Weeks of Russian bombardment have left Mariupol in ruins, while the steel mill has been largely destroyed. During pauses in the fighting, evacuations of civilians began last weekend, brokered by the United Nations and the International Committee of the Red Cross.

Russian-backed separatists have also reported a total of 176 civilians evacuated from the plant. It was not clear if civilian men were still there.

Russian forces, backed by tanks and artillery, tried again on Saturday to storm Azovstal, seeking to dislodge the last Ukrainian defenders, according to Ukraine’s military command.

But fighters in the plant have pledged not to surrender and officials in Kyiv fear Russian forces want to wipe them out by Monday when Moscow commemorates the Soviet Union’s victory over Nazi Germany in the second world war.

Ukraine’s government issued a statement following the end of the civilian evacuation, calling on Doctors Without Borders (MSF) to rescue the trapped soldiers, saying they have been under “ongoing shelling and attacks by the Russian army” for 72 days in a row.

“Now, there is a lack of medicines, water and food, wounded soldiers are dying because of gangrene and sepsis.”

One commander still in Azovstal wrote on Facebook that his troops could now only hope for a miracle and “that a higher power finds a way to figure out our rescue”.

“It feels like I’ve landed in a hellish reality show in which us soldiers fight for our lives and the whole world watches this interesting episode,” said Serhiy Volinski, commander of the 36th marine infantry brigade.

“Pain, suffering, hunger, misery, tears, fears, death. It’s all real,” he added, posting a picture of himself in which he was unshaven, bleary-eyed and seemed to have an injured nose.

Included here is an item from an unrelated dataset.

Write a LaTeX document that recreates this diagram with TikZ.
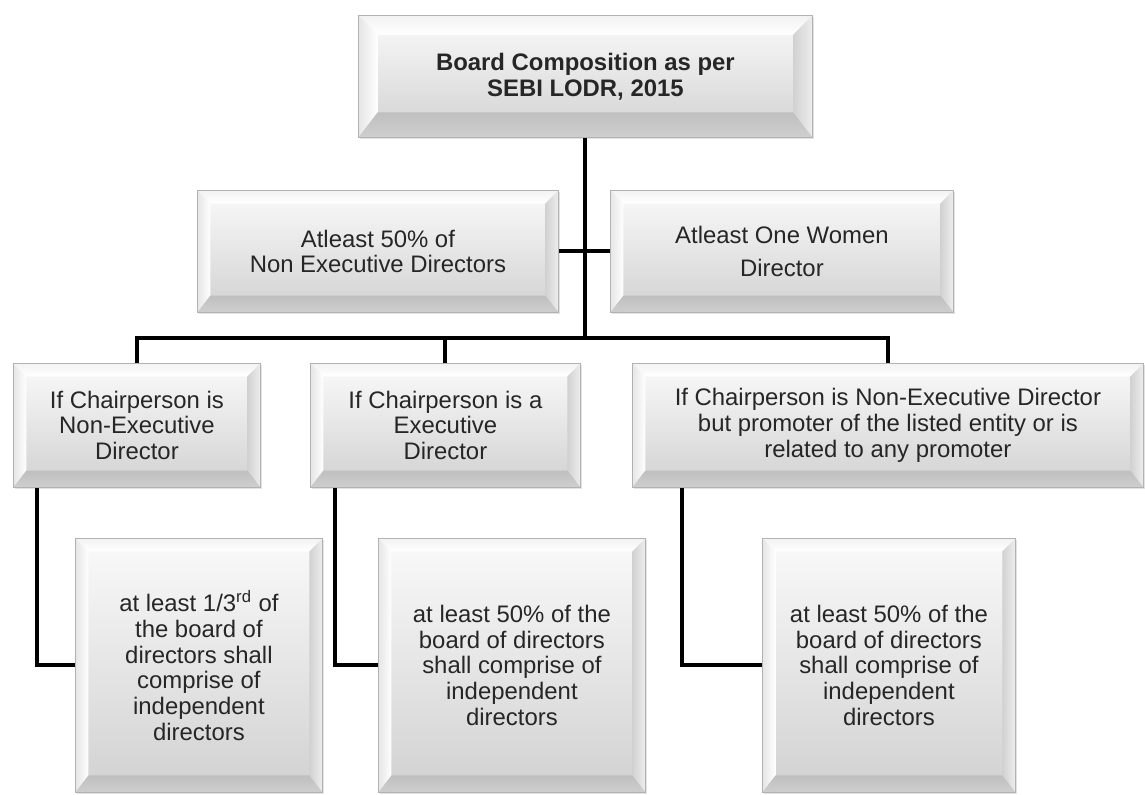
\documentclass[tikz,border=0pt]{standalone}
\usepackage{fontspec}
\setmainfont{Liberation Sans}
\usetikzlibrary{positioning,calc,shadows}

% bevelled faces of a box, #1 = bevel width
\newcommand{\bevelfaces}[1]{%
  \coordinate (bNW) at (path picture bounding box.north west);
  \coordinate (bNE) at (path picture bounding box.north east);
  \coordinate (bSW) at (path picture bounding box.south west);
  \coordinate (bSE) at (path picture bounding box.south east);
  \coordinate (iNW) at ([shift={(#1,-#1)}]bNW);
  \coordinate (iNE) at ([shift={(-#1,-#1)}]bNE);
  \coordinate (iSW) at ([shift={(#1,{1.3*#1})}]bSW);
  \coordinate (iSE) at ([shift={(-#1,{1.3*#1})}]bSE);
  \shade[top color=gray!10, bottom color=white] (bNW) -- (bNE) -- (iNE) -- (iNW) -- cycle;
  \shade[left color=gray!20, right color=white] (bNW) -- (iNW) -- (iSW) -- (bSW) -- cycle;
  \shade[left color=gray!36, right color=gray!14] (bNE) -- (bSE) -- (iSE) -- (iNE) -- cycle;
  \shade[top color=gray!50, bottom color=gray!38] (bSW) -- (iSW) -- (iSE) -- (bSE) -- cycle;
}

\tikzset{
  conn/.style={line width=2.3pt, black},
  bevelbox/.style={draw=gray!60, line width=0.5pt, align=center, text=black!85,
    font=\fontsize{13.6}{14.6}\selectfont, inner sep=0pt, anchor=north west,
    top color=white!98!black, bottom color=gray!36,
    drop shadow={opacity=0.22, shadow xshift=0.8pt, shadow yshift=-0.8pt},
    path picture={\bevelfaces{#1}}},
  bevelbox/.default=7.4pt,
}

\begin{document}
\begin{tikzpicture}[x=0.02cm, y=-0.02cm]
    \useasboundingbox (0,0) rectangle (1145,794);

    % top
    \node[bevelbox=11pt, minimum width=9.08cm, minimum height=2.44cm] (board) at (358,15)
        {\textbf{Board Composition as per}\\\textbf{SEBI LODR, 2015}};

    % second row
    \node[bevelbox, minimum width=7.22cm, minimum height=2.44cm] (ned) at (197,190)
        {Atleast 50\% of\\Non Executive Directors};
    \node[bevelbox, minimum width=6.86cm, minimum height=2.44cm] (women) at (610,190)
        {Atleast One Women\\[4pt]Director};

    % chairperson cases
    \node[bevelbox, minimum width=4.94cm, minimum height=2.48cm] (chairNE) at (13,363)
        {If Chairperson is\\Non-Executive\\Director};
    \node[bevelbox, minimum width=5.40cm, minimum height=2.48cm] (chairE) at (310,363)
        {If Chairperson is a\\Executive\\Director};
    \node[bevelbox, minimum width=10.22cm, minimum height=2.48cm] (chairP) at (632,363)
        {If Chairperson is Non-Executive Director\\but promoter of the listed entity or is\\related to any promoter};

    % independent directors
    \node[bevelbox, minimum width=4.94cm, minimum height=5.08cm] (indA) at (75,538)
        {at least 1/3\textsuperscript{rd} of\\the board of\\directors shall\\comprise of\\independent\\directors};
    \node[bevelbox, minimum width=5.34cm, minimum height=5.08cm] (indB) at (378,538)
        {at least 50\% of the\\board of directors\\shall comprise of\\independent\\directors};
    \node[bevelbox, minimum width=5.06cm, minimum height=5.08cm] (indC) at (762,538)
        {at least 50\% of the\\board of directors\\shall comprise of\\independent\\directors};

    % connectors
    \coordinate (bar) at (board.south |- 0,338);
    \draw[conn] (board.south) -- (bar);
    \draw[conn] (ned.east) -- (women.west);
    \draw[conn] (chairNE.north) |- (bar) -| (chairP.north);
    \draw[conn] (chairE.north) -- (chairE.north |- bar);
    \draw[conn] ([xshift=0.48cm]chairNE.south west) |- (indA.west);
    \draw[conn] ([xshift=0.5cm]chairE.south west) |- (indB.west);
    \draw[conn] ([xshift=1cm]chairP.south west) |- (indC.west);
\end{tikzpicture}
\end{document}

Russia has given no indication it will allow the evacuation of the trapped soldiers.

The Azov Battalion, a Ukrainian military unit, said three Ukrainian fighters had been killed and six more were wounded during an evacuation attempt on Friday. Captain Sviatoslav Palamar, deputy commander of the battalion, said his troops had waved white flags and accused Russian forces of firing an anti-tank weapon at a vehicle.

Russian President Vladimir Putin had declared victory in Mariupol on April 21, ordered the plant sealed off, and called for Ukrainian forces inside to disarm.

Mariupol, which lies between the Crimean Peninsula seized by Moscow in 2014 and parts of eastern Ukraine taken by Russia-backed separatists that year, is key to linking the two Russian-held territories and blocking Ukrainian exports.

In Washington, DC, US Central Intelligence Agency Director William Burns said Putin is convinced that “doubling down” on the conflict will improve the outcome for Russia.

“He’s in a frame of mind in which he doesn’t believe he can afford to lose,” Burns said at a Financial Times event.

Moscow calls its actions since February 24 a “special military operation” to disarm Ukraine and rid it of anti-Russian nationalism fomented by the West.

Ukraine and the West say Russia launched an unprovoked war.